During the fall quarter students were provided with a general introduction to digital literary research techniques, and they began to learn how to write code designed to process the text line-by-line and word-by-word. Technology was a tool however, and not the academic focus. At the heart of the course was the novel, possibly the most popular genre of literature in the nineteenth century. “The nineteenth century is the period in which the novel matures, so we are charting the rise of the novel and its evolution as a form,” says Jockers. “As the novel becomes a more generally recognized form, to what extent does its style change? We are looking at the full text of hundreds of books at once, analyzing how the style changes as the novel evolves.”

Throughout the quarter, the students refined their approach, decided what questions to tackle, divided into groups, and developed abstracts introducing the specifics of their studies. Cameron describes the teamwork as “kind of an organic process, mostly among ourselves, talking about what we wanted to do.” Jockers wanted the students to figure out their research questions on their own.

“The process was completely driven by students in the class. It was impressive to see how fourteen people arrive at an interesting overall proposal that really ties everything together quite well,” Cameron adds. “It was really important that we did have complete freedom with the problems and proposals. A lot of us have a personal stake in the project that might not have been there if there was a predetermined agenda.”

The students decided to analyze the novel through three levels of inquiry. The most detailed level focused on the words themselves. Which parts of speech appeared over and over? What articles tended to be used? The middle level examined formal structures of paragraphs, chapters, and sentences. The broadest level looked at overall themes, or “semantic fields,” the topical patterns between novels.

Research Yields Valuable Historical Insights

The quarter flew by, and by the end, it was clear that more time was needed for such an in-depth project. After prompting from the students, Jockers agreed to offer an ad hoc seminar to be held in the department’s newly born “literature lab.” In the winter of 2010, students were able to pick up where they left off. That is when the most exciting thing about the course occurred. “The really unexpected result was that of the fourteen students who took the course, thirteen of them wanted to keep working on the project,” says Jockers. And work they did. By the end of the term, they had not only written and developed a complex set of computational tools, but had explored a wide range of questions about the novel. Questions such as whether the rise of serialization had an impact on the structure of the novel; whether there really is such a thing as a distinguishable literary period; and whether or not novelistic subgenres can be detected algorithmically.

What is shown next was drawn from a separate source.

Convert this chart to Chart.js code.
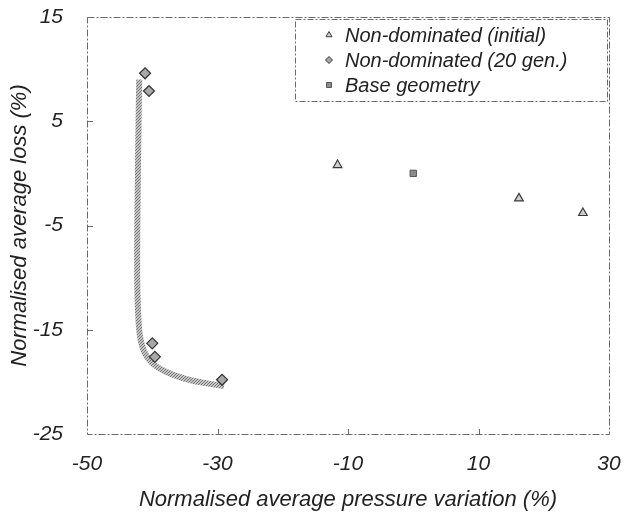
<!DOCTYPE html>
<html>
<head>
<meta charset="utf-8">
<script src="https://cdn.jsdelivr.net/npm/chart.js@4.4.1/dist/chart.umd.min.js"></script>
<style>
html, body { margin: 0; padding: 0; background: #fff; }
#wrap { width: 637px; height: 516px; }
</style>
</head>
<body>
<div id="wrap"><canvas id="scatter-chart"></canvas></div>
<script>
// values
var initialX = [-11.6, 16.2, 26.0];
var initialY = [0.8, -2.4, -3.8];
var gen20X = [-41.1, -40.5, -40.0, -39.6, -29.3];
var gen20Y = [9.6, 7.9, -16.3, -17.6, -19.8];
var baseX = [0];
var baseY = [0];
// hand drawn front (thick grey curve)
var frontX = [-42.0, -42.2, -42.3, -42.0, -41.3, -40.0, -38.0, -35.0, -32.0, -29.0];
var frontY = [9.0, 0.0, -10.0, -15.0, -17.0, -18.2, -19.0, -19.7, -20.1, -20.4];

var xTicks = [-50, -30, -10, 10, 30];
var yTicks = [-25, -15, -5, 5, 15];
var seriesLabels = ["Non-dominated (initial)", "Non-dominated (20 gen.)", "Base geometry"];

function toPoints(xs, ys) {
  return xs.map(function (x, i) { return { x: x, y: ys[i] }; });
}

var FONT = "'Liberation Sans', Arial, sans-serif";

// stippled grey for the curve
var pc = document.createElement("canvas");
pc.width = 3; pc.height = 3;
var pctx = pc.getContext("2d");
pctx.fillStyle = "#c4c4c4"; pctx.fillRect(0, 0, 3, 3);
pctx.fillStyle = "#7a7a7a";
pctx.fillRect(0, 0, 1, 1); pctx.fillRect(2, 1, 1, 1); pctx.fillRect(1, 2, 1, 1);
var stipple = pctx.createPattern(pc, "repeat");

// frame + inner tick marks
var framePlugin = {
  id: "frame",
  beforeDatasetsDraw: function (chart) {
    var a = chart.chartArea, ctx = chart.ctx;
    var xs = chart.scales.x, ys = chart.scales.y;
    ctx.save();
    ctx.strokeStyle = "#6a6a6a";
    ctx.lineWidth = 1;
    ctx.setLineDash([7, 2, 2, 2]);
    ctx.strokeRect(a.left + 0.5, a.top + 0.5, a.right - a.left, a.bottom - a.top);
    ctx.setLineDash([]);
    ctx.beginPath();
    [-15, -5, 5].forEach(function (v) {
      var py = Math.round(ys.getPixelForValue(v)) + 0.5;
      ctx.moveTo(a.left, py); ctx.lineTo(a.left + 6, py);
    });
    [-30, -10, 10].forEach(function (v) {
      var px = Math.round(xs.getPixelForValue(v)) + 0.5;
      ctx.moveTo(px, a.bottom); ctx.lineTo(px, a.bottom - 5);
    });
    ctx.stroke();
    ctx.restore();
  }
};

// legend box inside the plot, top right
var legendPlugin = {
  id: "boxLegend",
  afterDraw: function (chart) {
    var ctx = chart.ctx, a = chart.chartArea;
    var left = 295, top = a.top + 2, right = a.right - 2, bottom = a.top + 84;
    ctx.save();
    ctx.fillStyle = "#fff";
    ctx.fillRect(left, top, right - left, bottom - top);
    ctx.strokeStyle = "#6a6a6a";
    ctx.lineWidth = 1;
    ctx.setLineDash([6, 2, 2, 2]);
    ctx.strokeRect(left + 0.5, top + 0.5, right - left, bottom - top);
    ctx.setLineDash([]);
    ctx.font = "italic 20px " + FONT;
    ctx.textBaseline = "middle";
    ctx.textAlign = "left";
    for (var i = 0; i < 3; i++) {
      var ds = chart.data.datasets[i];
      var y = a.top + 18 + i * 25;
      ctx.fillStyle = ds.backgroundColor;
      ctx.strokeStyle = ds.borderColor;
      Chart.helpers.drawPoint(ctx, { pointStyle: ds.pointStyle, radius: 3.5, rotation: 0, borderWidth: 1 }, 329, y);
      ctx.fillStyle = "#222";
      ctx.fillText(ds.label, 345, y + 1);
    }
    ctx.restore();
  }
};

var ctxScatter = document.getElementById("scatter-chart");

var chartGraph = new Chart(ctxScatter, {
  type: "scatter",
  data: {
    datasets: [
      {
        label: seriesLabels[0],
        data: toPoints(initialX, initialY),
        pointStyle: "triangle",
        pointRadius: 5,
        backgroundColor: "#cfcfcf",
        borderColor: "#3a3a3a",
        borderWidth: 1.2,
        order: 1
      },
      {
        label: seriesLabels[1],
        data: toPoints(gen20X, gen20Y),
        pointStyle: "rectRot",
        pointRadius: 5.5,
        backgroundColor: "#a8a8a8",
        borderColor: "#333",
        borderWidth: 1.2,
        order: 1
      },
      {
        label: seriesLabels[2],
        data: toPoints(baseX, baseY),
        pointStyle: "rect",
        pointRadius: 4.5,
        backgroundColor: "#8c8c8c",
        borderColor: "#555",
        borderWidth: 1,
        order: 1
      },
      {
        label: "front",
        data: toPoints(frontX, frontY),
        showLine: true,
        pointRadius: 0,
        borderColor: stipple,
        backgroundColor: "transparent",
        borderWidth: 6,
        tension: 0.35,
        order: 2
      }
    ]
  },
  options: {
    responsive: true,
    maintainAspectRatio: false,
    animation: false,
    layout: { padding: { left: 0, right: 28, top: 17, bottom: 0 } },
    plugins: {
      legend: { display: false },
      tooltip: { enabled: false }
    },
    scales: {
      x: {
        type: "linear",
        min: -50,
        max: 30,
        afterBuildTicks: function (s) { s.ticks = xTicks.map(function (v) { return { value: v }; }); },
        afterFit: function (s) { s.height = 82; s.paddingLeft = 0; s.paddingRight = 0; },
        grid: { display: false, drawTicks: false },
        border: { display: false },
        ticks: {
          padding: 18,
          color: "#222",
          maxRotation: 0,
          font: { family: FONT, size: 21, style: "italic" }
        },
        title: {
          display: true,
          text: "Normalised average pressure variation (%)",
          color: "#222",
          padding: { top: 0, bottom: 3 },
          font: { family: FONT, size: 22, style: "italic" }
        }
      },
      y: {
        type: "linear",
        min: -25,
        max: 15,
        afterBuildTicks: function (s) { s.ticks = yTicks.map(function (v) { return { value: v }; }); },
        afterFit: function (s) { s.width = 87; s.paddingTop = 0; s.paddingBottom = 0; },
        grid: { display: false, drawTicks: false },
        border: { display: false },
        ticks: {
          padding: 24,
          color: "#222",
          font: { family: FONT, size: 21, style: "italic" }
        },
        title: {
          display: true,
          text: "Normalised average loss (%)",
          color: "#222",
          padding: { top: 7, bottom: 0 },
          font: { family: FONT, size: 22, style: "italic" }
        }
      }
    }
  },
  plugins: [framePlugin, legendPlugin]
});
</script>
</body>
</html>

The answers to these questions did not begin to come until this Spring—after the formal seminar was over the students continued to meet in the lab and work through the data. Among other discoveries, the team has found that American usage of proper nouns nearly triples in frequency over the course of the century, while British usage remains relatively stable. “This trend is significant, says Blevins, “and may speak to the increasing desire and need of a young, expanding nation to assign new names to its places and people.” And the team’s analysis of semantic fields in the British corpus has revealed a sharp drop in “abstract values” from the 1830’s onwards while there is at the same time a sharply rising inverse trend in a semantic field they call “concrete description/action words.” Together, these data suggest less a shift in moral content over the century and more a fundamental shift in narration: from “telling” to “showing.”

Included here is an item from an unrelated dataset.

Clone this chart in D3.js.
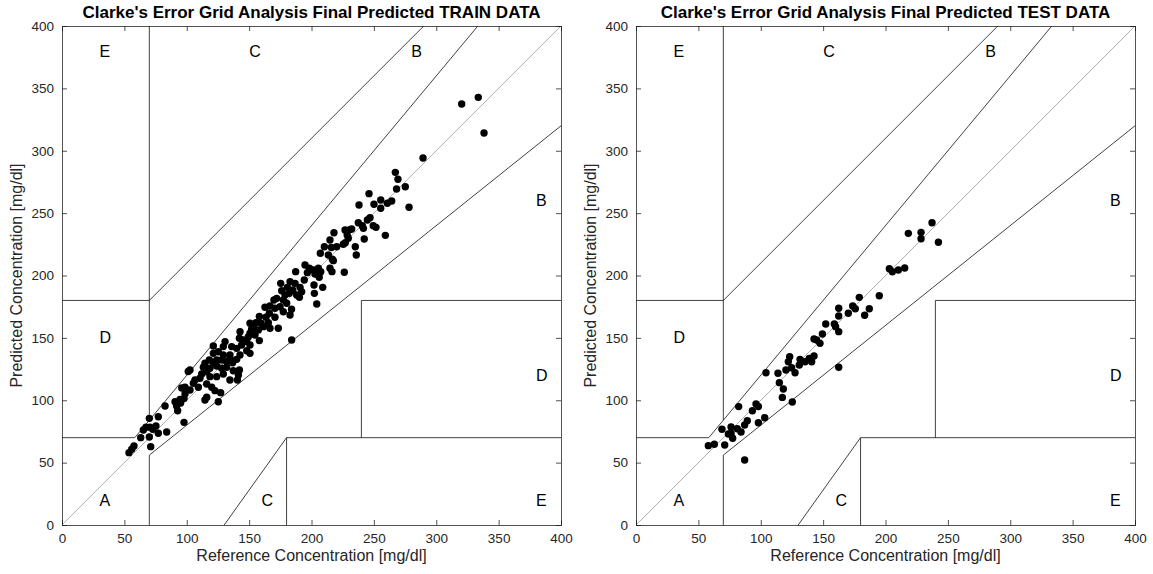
<!DOCTYPE html>
<html><head><meta charset="utf-8">
<script src="https://cdn.jsdelivr.net/npm/d3@7"></script>
<style>
body{margin:0;background:#fff;}
svg{display:block;font-family:"Liberation Sans",Arial,Helvetica,sans-serif;}
</style></head><body>
<svg id="chart" width="1153" height="574"></svg>
<script>
const titles = ["Clarke's Error Grid Analysis Final Predicted TRAIN DATA", "Clarke's Error Grid Analysis Final Predicted TEST DATA"];
const xLabel = "Reference Concentration [mg/dl]";
const yLabel = "Predicted Concentration [mg/dl]";
const tickValues = [0,50,100,150,200,250,300,350,400];

const trainData = [
[320.4,337.5],[333.7,342.8],[338.3,314.2],[289.4,294.2],[267.2,282.7],[269.3,277.1],[268.2,269.3],[275.2,271.2],[246.1,265.6],[255.5,260.5],[250.1,257.1],[238.1,256.5],[255.5,253.9],[260.8,257.9],[264.3,259.7],[278.2,254.7],
[237.5,242.3],[240.7,239.9],[246.9,246.3],[244.8,244.5],[249.5,239.9],[232.2,237.3],[226.9,236.5],
[251.7,238.6],[241.6,237.8],[259.2,232.2],[242.3,229.3],[218.0,234.3],[228.6,232.5],[230.8,236.8],[229.5,229.8],[227.1,226.3],[225.5,225.0],[235.1,223.1],[235.9,216.4],[214.8,228.5],[210.3,223.1],[215.9,222.5],[220.2,223.1],[207.1,217.8],[213.5,216.4],[216.7,213.0],
[217.5,211.9],[214.8,205.8],[216.4,203.1],[226.3,202.6],
[194.8,208.4],[198.3,205.8],[201.5,204.4],[205.5,205.8],[207.4,203.1],[196.7,202.3],[202.8,201.2],[206.2,198.6],[194.2,196.4],[187.3,203.1],[202.0,192.4],[209.0,190.5],[202.3,185.7],[204.2,177.2],
[175.3,193.7],[182.8,195.0],[186.8,193.7],[180.6,190.5],[184.9,188.4],[190.8,190.5],[192.1,187.0],[176.1,187.8],[178.8,184.4],[182.2,185.7],[188.1,184.4],[190.3,182.5],[172.1,181.7],[169.9,180.4],[177.4,180.4],[180.1,177.7],[184.0,173.0],
[162.7,174.5],[166.7,175.5],[170.7,173.7],[174.8,175.0],[177.4,171.0],[182.8,168.3],[166.2,169.7],[170.7,166.5],[163.5,166.5],[158.2,167.1],
[166.7,157.7],[173.4,157.7],[161.4,159.0],[157.4,156.3],[165.4,162.2],[159.6,161.7],[155.5,162.2],[153.4,159.5],[152.0,156.9],[150.7,153.7],[154.7,152.3],[149.4,151.0],[158.2,147.8],[142.7,155.0],[142.2,149.7],[145.4,148.3],[148.1,147.0],[144.0,144.3],[150.7,144.3],[148.1,139.7],[150.7,137.6],[140.0,141.6],[136.0,143.0],[130.7,147.0],[129.3,143.0],[121.3,143.5],[184.1,148.3],[150.7,161.7],
[121.3,137.6],[125.3,138.9],[129.3,136.3],[134.6,136.3],[142.7,136.3],[140.0,132.8],[136.8,130.1],[134.6,133.6],[132.0,130.9],[128.0,132.3],[124.0,132.3],[121.3,130.1],[118.1,132.3],[114.6,129.6],[113.3,126.4],[118.6,125.6],[124.0,127.5],[128.0,125.6],[132.0,126.4],[137.3,123.7],[142.2,124.2],[141.4,120.2],[140.6,116.2],[134.6,116.2],[129.3,121.0],[124.0,118.9],[118.6,118.9],[116.0,122.9],[112.0,121.0],[110.6,117.6],[106.6,116.2],[105.3,113.6],[102.6,124.2],[101.2,123.0],[98.6,110.4],[96.0,109.8],[102.6,108.2],[109.3,110.4],[116.0,113.0],[120.0,110.4],[122.6,107.7],[127.2,106.1],
[53.7,58.0],[55.9,60.7],[57.7,63.3],[63.1,70.0],[71.1,62.8],[70.0,70.5],[65.2,76.2],[67.3,78.3],[70.5,78.3],[72.7,76.7],[75.3,79.4],[77.2,73.5],[83.9,74.5],[77.2,86.8],[70.0,85.5],[82.6,95.4],[97.8,82.3],[90.6,98.8],[91.9,95.4],[92.7,91.6],[94.6,100.7],[97.8,101.5],[95.1,97.7],[98.6,105.0],[125.3,98.8],[116.0,102.4],[114.6,100.2]
];

const testData = [
[58.0,63.6],[62.8,64.7],[71.1,64.1],[68.9,76.7],[76.2,78.6],[74.0,72.9],[77.5,69.5],[76.2,73.5],[81.2,77.2],[84.2,74.5],[82.3,94.9],[87.1,52.1],[87.1,80.2],[89.2,83.6],[93.3,91.6],[96.2,97.0],[98.1,95.0],[98.1,82.0],[103.2,86.0],[104.2,122.1],
[125.3,98.6],[117.3,102.3],[118.1,109.0],[114.9,114.1],[113.8,121.6],[120.2,124.2],
[123.2,134.9],[122.1,130.9],[124.8,126.1],[127.5,122.1],[130.9,128.3],[131.5,132.8],[135.5,130.9],[138.9,133.6],[140.8,130.9],[142.7,135.5],
[142.7,149.1],[144.8,148.3],[147.5,145.6],[149.4,153.1],[152.1,161.1],[159.0,161.1],[160.0,159.0],[162.5,155.0],[162.5,167.5],[162.5,173.7],[162.5,126.4],
[170.2,169.7],[173.7,175.5],[175.8,173.4],[179.0,182.5],[183.3,168.1],[187.0,173.4],[195.0,183.8],
[203.1,205.5],[205.5,203.0],[210.3,204.4],[215.4,206.0],[218.3,233.8],[228.5,234.6],[228.5,229.5],[237.3,242.3],[242.4,226.6]
];

// Clarke error grid boundaries (mg/dl)
const gridSegments = [
  [[0,70],[175/3,70]],
  [[175/3,70],[400/1.2,400]],
  [[70,84],[70,400]],
  [[0,180],[70,180]],
  [[70,180],[290,400]],
  [[70,0],[70,56]],
  [[70,56],[400,320]],
  [[180,0],[180,70]],
  [[180,70],[400,70]],
  [[240,70],[240,180]],
  [[240,180],[400,180]],
  [[130,0],[180,70]]
];
const zoneLabels = [
  ["A",30,20],["D",30,150],["E",30,380],["C",150,380],["C",160,20],
  ["E",380,20],["D",380,120],["B",380,260],["B",280,380]
];

const svg = d3.select("#chart");
const panels = [
  {left:62, data:trainData, title:titles[0]},
  {left:636, data:testData, title:titles[1]}
];
const plotTop = 26, plotSize = 499;

panels.forEach(p => {
  const x = d3.scaleLinear().domain([0,400]).range([p.left, p.left+plotSize]);
  const y = d3.scaleLinear().domain([0,400]).range([plotTop+plotSize, plotTop]);
  const g = svg.append("g");

  // diagonal
  g.append("line").attr("x1",x(0)).attr("y1",y(0)).attr("x2",x(400)).attr("y2",y(400))
    .attr("stroke","#a8a8a8").attr("stroke-width",0.9);

  // grid segments
  gridSegments.forEach(s => {
    g.append("line").attr("x1",x(s[0][0])).attr("y1",y(s[0][1]))
      .attr("x2",x(s[1][0])).attr("y2",y(s[1][1]))
      .attr("stroke","#111").attr("stroke-width",0.8);
  });

  // points
  g.selectAll("circle").data(p.data).join("circle")
    .attr("cx",d=>x(d[0])).attr("cy",d=>y(d[1])).attr("r",3.7).attr("fill","#000");

  // zone labels
  zoneLabels.forEach(l => {
    g.append("text").attr("x",x(l[1])).attr("y",y(l[2])).attr("dy","0.35em")
      .attr("font-size",16).attr("fill","#000").text(l[0]);
  });

  // axes with inward ticks
  const axB = d3.axisBottom(x).tickValues(tickValues).tickSize(-5).tickPadding(8);
  const axL = d3.axisLeft(y).tickValues(tickValues).tickSize(-5).tickPadding(8);
  const axT = d3.axisTop(x).tickValues(tickValues).tickSize(-5).tickFormat("");
  const axR = d3.axisRight(y).tickValues(tickValues).tickSize(-5).tickFormat("");
  const styleAx = sel => {
    sel.selectAll("path").attr("stroke","#262626").attr("stroke-width",0.8);
    sel.selectAll("line").attr("stroke","#262626").attr("stroke-width",0.8);
    sel.selectAll("text").attr("fill","#262626").attr("font-size",13.5)
      .attr("font-family","'Liberation Sans',Arial,sans-serif");
  };
  g.append("g").attr("transform",`translate(0,${plotTop+plotSize})`).call(axB).call(styleAx);
  g.append("g").attr("transform",`translate(${p.left},0)`).call(axL).call(styleAx);
  g.append("g").attr("transform",`translate(0,${plotTop})`).call(axT).call(styleAx);
  g.append("g").attr("transform",`translate(${p.left+plotSize},0)`).call(axR).call(styleAx);

  // labels
  g.append("text").attr("x",p.left+plotSize/2).attr("y",18).attr("text-anchor","middle")
    .attr("font-size",17).attr("font-weight","bold").attr("fill","#000").text(p.title);
  g.append("text").attr("x",p.left+plotSize/2).attr("y",561).attr("text-anchor","middle")
    .attr("font-size",16).attr("fill","#262626").text(xLabel);
  g.append("text").attr("transform",`translate(${p.left-40},${plotTop+plotSize/2}) rotate(-90)`)
    .attr("text-anchor","middle").attr("font-size",16).attr("fill","#262626").text(yLabel);
});
</script>
</body></html>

Project Highlights Merits of Interdisciplinary Collaboration

In the end, twelve students continued the course. Not only that, but based on the success and positive response to the class, Jockers has been asked to teach the class again. The class will be offered in the fall of 2010.

So what made the students consistently excited about the project? Surprisingly, while the advanced technology initially lured them in, the greatest reward for most of the students was the collaborative aspect.

English PhD student Ryan Heuser says, “I think that it’s really ground-breaking on a few levels. Number one, this methodology and this level of cooperation are rarely seen in the humanities. It’s also revolutionary in the sense that we’re just a bunch of grad students and undergraduates, and in two quarters, we have built an entire corpus of novels and three separate ways of studying them. It demonstrates the vitality of the students.”

When asked how the project affected the way he thought about research in the humanities, he adds, “What’s most striking is the fact that fourteen students are cooperating on one project, whereas in the humanities you often shut yourself up in your office to produce something by yourself.”

Cameron agrees that such extensive collaboration is rare but welcome, saying, “As for me, I haven’t done this kind of collaborative humanities work. [This project] really drove home the importance of collaboration. I was sitting on a couch next to a bio undergrad and an English PhD, talking about programming in PHP. That crystallized what it’s really about – how fascinating interdisciplinary studies are. I gained an appreciation for how different scholars approach questions.”

Cameron believes that classes like the one he just took make Stanford unique. “I am huge proponent of this class and what it does. This class embodies why Stanford is considered one of the frontrunners of the digital humanities community. It’s a completely unique opportunity for someone like myself to take a class outside of my department with so many different people, working with undergraduates learning technical skills in a collaborative project. I strongly believe that few other institutions can provide this kind of opportunity.”

He leaves us with one sentence that sums up his experience very simply. “I can’t say enough about how much I absolutely loved it.”